Esa misma semana traté de vender todos los libros que tenía en casa, pero no eran muchos, no me alcanzaba para el pasaje. Cuando mi mamá supo que yo de verdad quería ir convenció a Luciano para que me lo pagara. Conversé con harta gente en el avión, fueron todos muy amables. Al verme mi mamá abrió los brazos como haciendo yoga y se echó a llorar y me explicaba todo. En sus frases había un tinte fronterizo, de pronto sonaba casi como argentina. Me fijé en que duplicaba el complemento directo en casos como yo lo vi a tu padre desnudo y sentí asco o yo la encontré a la perra pero me mordió. En su habla la preeminencia del pretérito perfecto simple por sobre la forma compuesta era absoluta. En cuanto a mi relación con Luciano, poco a poco nos fuimos acercando, y ahora no sé qué sería de mí sin su compañía, sin su comprensión.

Me fui quedando con ellos, hasta que me propusieron que viviera permanentemente acá. Y no fueron ellos quienes me convencieron, yo mismo decidí convertirme en argentino.

Ser argentino tiene muchas ventajas. Para qué hablar de música o de fútbol (ahora sí que me gusta). Ser argentino te permite algo muy valioso: no ser chileno. ¿Qué más se puede pedir? Acá hay educación gratuita. Y no importan los apellidos, somos todos inmigrantes. Y a nadie le parece escandaloso que cambies de opinión a cada rato. Y nadie cree en Dios, por lo tanto nadie cree en el Diablo. Y a mí no me gustan los hombres (creo), pero me reconforta saber que si me empiezan a gustar hasta me podría casar con algún chabón.
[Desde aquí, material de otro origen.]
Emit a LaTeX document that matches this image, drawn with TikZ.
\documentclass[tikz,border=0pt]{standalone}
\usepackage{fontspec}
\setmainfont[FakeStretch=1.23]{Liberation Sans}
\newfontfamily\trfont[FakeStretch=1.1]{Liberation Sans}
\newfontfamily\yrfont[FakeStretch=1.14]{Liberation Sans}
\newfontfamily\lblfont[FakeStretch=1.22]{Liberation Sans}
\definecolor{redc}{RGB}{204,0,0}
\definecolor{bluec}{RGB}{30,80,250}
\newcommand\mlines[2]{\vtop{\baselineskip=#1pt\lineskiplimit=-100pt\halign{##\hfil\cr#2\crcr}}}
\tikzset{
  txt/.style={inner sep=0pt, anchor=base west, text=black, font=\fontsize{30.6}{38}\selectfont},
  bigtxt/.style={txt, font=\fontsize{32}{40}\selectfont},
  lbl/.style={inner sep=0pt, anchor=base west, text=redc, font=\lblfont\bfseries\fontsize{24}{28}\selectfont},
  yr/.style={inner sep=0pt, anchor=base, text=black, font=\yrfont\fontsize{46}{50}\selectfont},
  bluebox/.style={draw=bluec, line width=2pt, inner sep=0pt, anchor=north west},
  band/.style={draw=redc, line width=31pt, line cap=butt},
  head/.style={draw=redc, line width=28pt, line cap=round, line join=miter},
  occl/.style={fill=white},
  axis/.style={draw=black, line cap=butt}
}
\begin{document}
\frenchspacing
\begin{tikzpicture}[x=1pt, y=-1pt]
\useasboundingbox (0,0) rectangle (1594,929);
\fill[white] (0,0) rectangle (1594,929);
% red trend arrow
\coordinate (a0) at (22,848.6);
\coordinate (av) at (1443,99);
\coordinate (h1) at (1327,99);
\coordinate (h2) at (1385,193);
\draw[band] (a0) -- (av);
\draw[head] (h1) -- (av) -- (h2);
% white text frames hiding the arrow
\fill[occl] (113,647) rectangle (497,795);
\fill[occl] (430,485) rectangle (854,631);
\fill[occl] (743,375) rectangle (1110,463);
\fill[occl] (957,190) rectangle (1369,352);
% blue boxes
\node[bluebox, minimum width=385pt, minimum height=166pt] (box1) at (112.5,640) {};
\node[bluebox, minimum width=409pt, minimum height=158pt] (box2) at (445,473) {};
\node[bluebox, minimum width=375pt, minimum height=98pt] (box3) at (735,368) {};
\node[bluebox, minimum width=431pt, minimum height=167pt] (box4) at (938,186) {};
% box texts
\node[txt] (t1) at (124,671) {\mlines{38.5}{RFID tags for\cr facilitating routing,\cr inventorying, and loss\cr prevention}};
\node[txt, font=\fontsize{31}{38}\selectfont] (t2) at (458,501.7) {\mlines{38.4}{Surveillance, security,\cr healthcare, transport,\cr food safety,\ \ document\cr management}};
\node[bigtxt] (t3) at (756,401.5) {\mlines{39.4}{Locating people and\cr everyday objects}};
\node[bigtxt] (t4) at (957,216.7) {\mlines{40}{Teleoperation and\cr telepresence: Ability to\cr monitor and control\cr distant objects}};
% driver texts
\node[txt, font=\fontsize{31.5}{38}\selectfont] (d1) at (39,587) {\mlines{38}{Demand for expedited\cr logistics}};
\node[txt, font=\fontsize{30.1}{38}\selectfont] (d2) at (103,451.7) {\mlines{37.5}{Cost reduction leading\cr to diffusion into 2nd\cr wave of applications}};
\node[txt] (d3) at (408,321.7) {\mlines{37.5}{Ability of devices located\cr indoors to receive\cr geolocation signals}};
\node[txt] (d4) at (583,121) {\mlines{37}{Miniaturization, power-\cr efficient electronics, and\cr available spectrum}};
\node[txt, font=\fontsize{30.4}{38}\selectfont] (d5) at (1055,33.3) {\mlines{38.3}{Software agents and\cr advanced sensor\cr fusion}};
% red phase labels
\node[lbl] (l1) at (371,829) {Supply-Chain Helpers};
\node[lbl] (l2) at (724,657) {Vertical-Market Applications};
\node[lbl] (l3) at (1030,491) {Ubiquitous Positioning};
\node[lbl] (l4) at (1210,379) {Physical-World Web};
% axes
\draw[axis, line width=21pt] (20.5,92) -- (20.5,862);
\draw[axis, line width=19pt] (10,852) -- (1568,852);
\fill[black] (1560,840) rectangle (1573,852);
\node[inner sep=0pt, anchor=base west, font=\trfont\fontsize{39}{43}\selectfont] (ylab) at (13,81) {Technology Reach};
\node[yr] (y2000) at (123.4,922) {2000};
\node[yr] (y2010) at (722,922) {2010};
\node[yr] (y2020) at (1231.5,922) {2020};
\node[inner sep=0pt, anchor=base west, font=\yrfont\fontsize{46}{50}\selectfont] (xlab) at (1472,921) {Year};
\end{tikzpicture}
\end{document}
Me gusta este país, me quedaría acá para siempre. En cada esquina descubro que es cierto lo que decía la Natalia, Nati, Nata querida: dondequiera que estés, sí, Buenos Aires es como todas las ciudades del mundo pero un poco más hermosa y bastante más fea. Y claro que quiero a mi papá. De vez en cuando lo llamo, está mejor, lo pasa bien en Chile. Pero también lo quiero a Luciano, le hago el aguante. Los domingos vamos a la cancha y después a lo de Mazzini a tomar unas birras. A veces le digo te estás garchando a mi vieja, pelado, te voy a romper el orto, y él se ríe, es un groso.